“Toda a Beleza e a Carnificina”: desafiar o poder
Nan Goldin e Laura Poitras fala, sobre os temas abordados no documentário vencedor do Festival de Veneza.
Convidada para acompanhar as ações do movimento P.A.I.N (Prescription Addiction Intervention Now), criado pela artista Nan Goldin, a cineasta Laura Poitras acabou rendida às ideias da fotografa. As conversas de preparação do filme assumiram um tom íntimo e confessional, nas quais a artista recorda o passado, a família, o trabalho e os amigos que entretanto perdeu.
Assim nasce o documentário “Toda a Beleza e a Carnificina” realizado por Laura Poitras, sobre a obra, a vida e as lutas de Nan Goldin. O filme é também o que resulta da visão de duas artistas.
Na conferência de imprensa do Festival de Veneza, onde o filme recebeu o Leão de Ouro, Nan Goldin admitiu a estranheza de partilhar uma obra com uma autora de cariz político como é Laura Poitras, mas a arte entre ambas acabou por desfazer os receios: “A minha preocupação com a Laura, era que eu não tinha segredos de estado para partilhar. Não era importante o suficiente. Ela não queria fazer uma biografia de artista, mas eu estava a preparar uma exposição em Londres. Ela começou a editar o meu trabalho de alguma forma. Somos parecidas, não conseguimos ver um artista a trabalhar sem dar a nossa opinião. Isso foi muito poderoso. A resposta dela foi importante e eu comecei a confiar nela cada vez mais. Revelei coisas muito profundas porque ela tinha uma forma de me fazer perguntas. Falei de coisas muito dolorosas, e acho que nunca pensei em quem ia vê-las.
O filme começa por registar as iniciativas do colectivo P.A.I.N, criado por Nan Goldin para contestar a família Sackler e a lavagem do dinheiro conseguido com medicamentos opiáceos, feita através de doações a alguns dos maiores museus do mundo.
Nan Goldin tem um percurso artístico que passa por muitos destes espaços, mas a batalha contra os Sackler tem carácter pessoal para a fotografa que perdeu a irmã, os amigos, e quase que se perdeu também.
“Acho que todo o meu trabalho desde o inicio tem sido sobre o estigma e como combatê-lo. A começar pelas diferentes sexualidades e diversidade de género no inicio dos anos 70. Sobre as relações e a dificuldades de manter relações entre homens e mulheres. Depois a crise da Sida e ao longo dos anos, as doenças mentais. Os internamentos, a auto mutilação e claro as pessoas que consumem drogas e a crise do ópio. Estes são estigmas que marcam o meu trabalho”, afirma a artista.
Combater os estigmas, dar visibilidade ao que está na sombra, desafiar os poderes e lutar pelo justo. As batalhas de Goldin encontraram eco no cinema de Laura Poitras, a jornalista que deu voz a Edward Snowden e que assinou o documentário “Citizenfour” premiado com um óscar.

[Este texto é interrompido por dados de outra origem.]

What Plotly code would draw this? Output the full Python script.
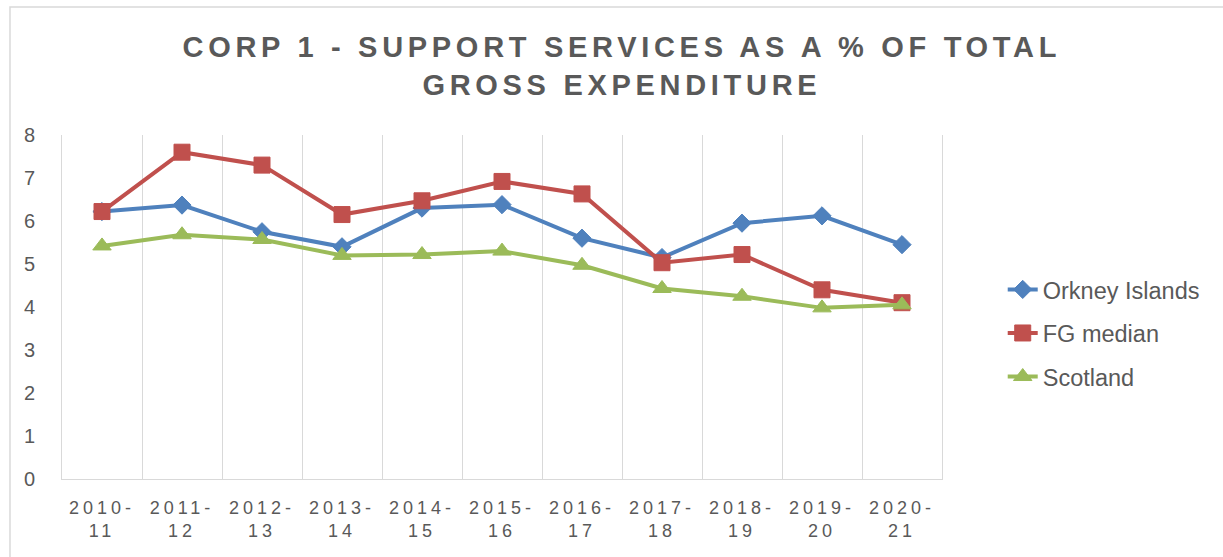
import plotly.graph_objects as go

# Financial years on the category axis
years = ["2010-11", "2011-12", "2012-13", "2013-14", "2014-15", "2015-16",
         "2016-17", "2017-18", "2018-19", "2019-20", "2020-21"]

# Support services as a % of total gross expenditure
orkney = [6.22, 6.37, 5.75, 5.40, 6.30, 6.38, 5.60, 5.15, 5.95, 6.12, 5.45]
fg_median = [6.22, 7.60, 7.30, 6.15, 6.47, 6.92, 6.63, 5.03, 5.22, 4.40, 4.10]
scotland = [5.42, 5.68, 5.57, 5.20, 5.22, 5.30, 4.97, 4.43, 4.25, 3.98, 4.05]

y_ticks = [0, 1, 2, 3, 4, 5, 6, 7, 8]

TEXT = "#595959"
GRID = "#d9d9d9"
FONT = "Liberation Sans, Arial, sans-serif"


def spaced(text, px):
    return f'<span style="letter-spacing:{px}px">{text}</span>'


def year_label(y):
    top, bottom = y.split("-")
    return spaced(top + "-", 4) + "<br>" + spaced(bottom, 4)


series = [
    ("Orkney Islands", orkney, "#4f81bd", "diamond", 14),
    ("FG median", fg_median, "#c0504d", "square", 16),
    ("Scotland", scotland, "#9bbb59", "triangle-up", 16),
]

fig = go.Figure()
for i, (name, vals, color, symbol, size) in enumerate(series):
    fig.add_trace(go.Scatter(
        x=years, y=vals, name=name, mode="lines+markers",
        legendgroup=f"g{i}",
        line=dict(color=color, width=4),
        marker=dict(symbol=symbol, size=size, color=color,
                    line=dict(color=color, width=1)),
    ))

title_lines = ["CORP 1 - SUPPORT SERVICES AS A % OF TOTAL", "GROSS EXPENDITURE"]

fig.update_layout(
    width=1223, height=557,
    margin=dict(l=62, r=281, t=135, b=78),
    paper_bgcolor="white", plot_bgcolor="white",
    font=dict(family=FONT, color=TEXT),
    title=dict(
        text="<br>".join(f"<b>{spaced(t, 4.7)}</b>" for t in title_lines),
        x=0.5085, xanchor="center",
        y=0.898, yanchor="top", yref="container",
        font=dict(family=FONT, size=29, color=TEXT),
    ),
    showlegend=True,
    legend=dict(
        x=1.069, xanchor="left", y=0.424, yanchor="middle",
        font=dict(family=FONT, size=23.5, color=TEXT),
        tracegroupgap=10, bgcolor="rgba(0,0,0,0)",
    ),
    xaxis=dict(
        type="category",
        tickmode="array", tickvals=years,
        ticktext=[year_label(y) for y in years],
        tickson="boundaries",
        range=[-0.5, len(years) - 0.5],
        showgrid=True, gridcolor=GRID, gridwidth=1,
        showline=True, linecolor=GRID, linewidth=1,
        ticks="", ticklabelstandoff=12,
        tickfont=dict(family=FONT, size=18, color=TEXT),
        zeroline=False, fixedrange=True,
    ),
    yaxis=dict(
        range=[0, 8], tickvals=y_ticks,
        showgrid=False, zeroline=False,
        showline=True, mirror=True, linecolor=GRID, linewidth=1,
        ticks="", ticklabelstandoff=22,
        tickfont=dict(family=FONT, size=20, color=TEXT),
        fixedrange=True,
    ),
)

# chart frame
fig.add_shape(type="rect", xref="paper", yref="paper",
              x0=-0.0591, x1=1.34, y0=-0.27, y1=1.372,
              line=dict(color=GRID, width=1.5), fillcolor="rgba(0,0,0,0)",
              layer="above")

fig.write_html("out.html")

No caso de Goldin, a cineasta considera que não foi difícil encontrar a afirmação política na obra da fotografa, que é um exemplo inspirador: “…este filme é um desafio para todos os artistas, ou para quem tem posições de poder, se usam ou não esse poder. Isso foi o que me atraiu para este filme", afirma Poitras.
"Temos uma artista lendária que escolheu arriscar a sua posição no mundo da arte para expor a corrupção e a filantropia tóxica, e o branqueamento e lavagem de dinheiro em museus e instituições. A família Sackler não é caso único a fazer este tipo de filantropia tóxica. E não conheço outro artista que esteja a fazer isto”, conclui a realizadora de “Toda a Beleza e a Carnificina”.
O que começou por ser o registo do trabalho de activistas, transformou-se num filme em que se cruzam constantemente, o lado pessoal e político, a arte e o activismo. O titulo resume estas dualidades e a ideia de arte livre e independente. Nan Goldin e Laura Poitras mostram como a beleza da arte, não deve estar refém da carnificina associada à actividade de algumas grandes corporações.
“Toda a Beleza e a Carnificina” está em exibição nas salas de cinema.